Kaiser Permanente provides comprehensive contract proposals to each of the 53 local tables.
This message from Greg Holmes, executive vice president and chief human resources officer, was sent to Alliance-represented employees on Friday, February 6.
In my last communication, I shared our decision to address open topics of bargaining with the Alliance of Health Care Unions at local bargaining tables. Since then, we have contacted each local union and requested their availability to meet and bargain. Unfortunately, we have heard back from very few with proposed bargaining dates. We have provided each of the 53 local tables with comprehensive contract proposals and again requested bargaining dates to move this process forward.
Each comprehensive proposal includes the tentative agreements that have been reached at the national table and at each of the respective local tables. We want to assure you that the National Agreement will still be honored. This approach moves the issues that could not be resolved at the national table to local tables for resolution, allowing us the opportunity to reach comprehensive local agreements.
Our current wage offer coming into local bargaining tables is the strongest contract proposal in our national bargaining history — one that would keep our Alliance-represented employees among the best-paid care providers in the country. The total pay increase we are offering, including step increases, amounts to on average roughly 30% over the length of the contract, not including proposed benefits enhancements. This is far above the wage increases unions recently agreed to in contract negotiations with University of California and with Sharp HealthCare.
To help you understand what this could mean for you, use the online KP wage offer estimator tool to get a personalized estimate of your potential hourly pay increase based on our current offer, including across-the-board wage increases and local adjustments. Please be sure to read the disclaimers before using the tool.
At this point, Alliance employees have lost 4 months of the wage increases represented in our offer — and UNAC/UHCP employees participating in this union’s open-ended strike can add the loss of their existing wages for each week they continue striking. We hope our UFCW local union-represented employees in Southern California will consider these financial impacts and our patients and choose not to participate in their planned open-ended strike scheduled to begin on Monday, February 9. Despite these unions’ focus on strikes, we are focused on reaching sustainable agreements that reward our employees while keeping high-quality care affordable for our members.
UNAC/UHCP is bargaining all issues at the local table for the registered nurses bargaining unit in Southern California, which represents over 22,000 Kaiser Permanente nurses. Bargaining has resumed at all UNAC local tables.
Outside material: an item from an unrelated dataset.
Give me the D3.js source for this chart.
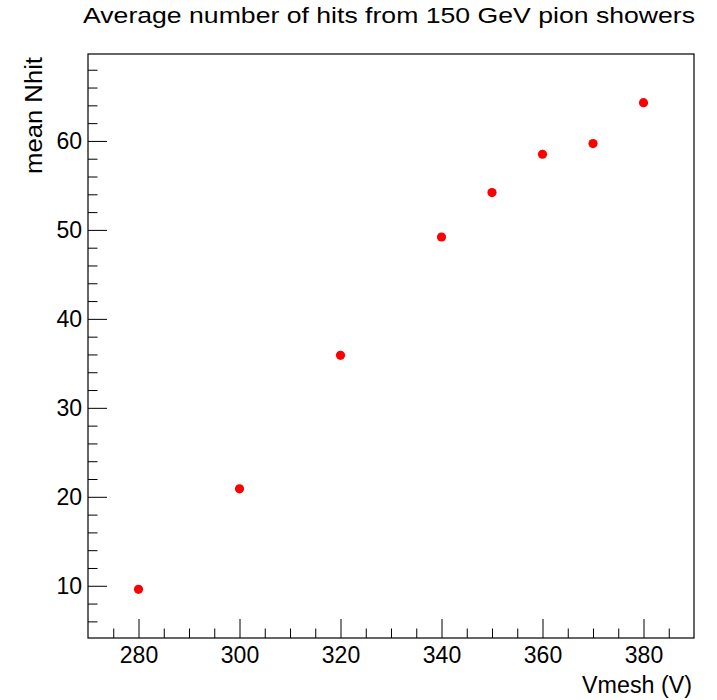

We are at the local table to bargain in good faith. Unfortunately, there still has been no progress on the major economic issues. In fact, UNAC/UHCP put forward a proposal that includes wage increases, wage scale adjustments, and step increases for nurses that would amount cumulatively to a 63% average pay hike over the life of this contract.
UNAC/UHCP is fully aware that this proposal is far above what we can responsibly agree to — doing so would make health care less affordable for our members and have broad financial implications for costs in all markets.
The move to local bargaining gives us the opportunity to continue negotiating in good faith at each table to reach tentative agreements that union members can vote to ratify without the need to wait for agreements at other tables.
We look forward to these negotiations, and to reaching agreements with your local union as soon as possible. It’s time for you to start receiving the generous wage increases and enhanced benefits you’ve earned.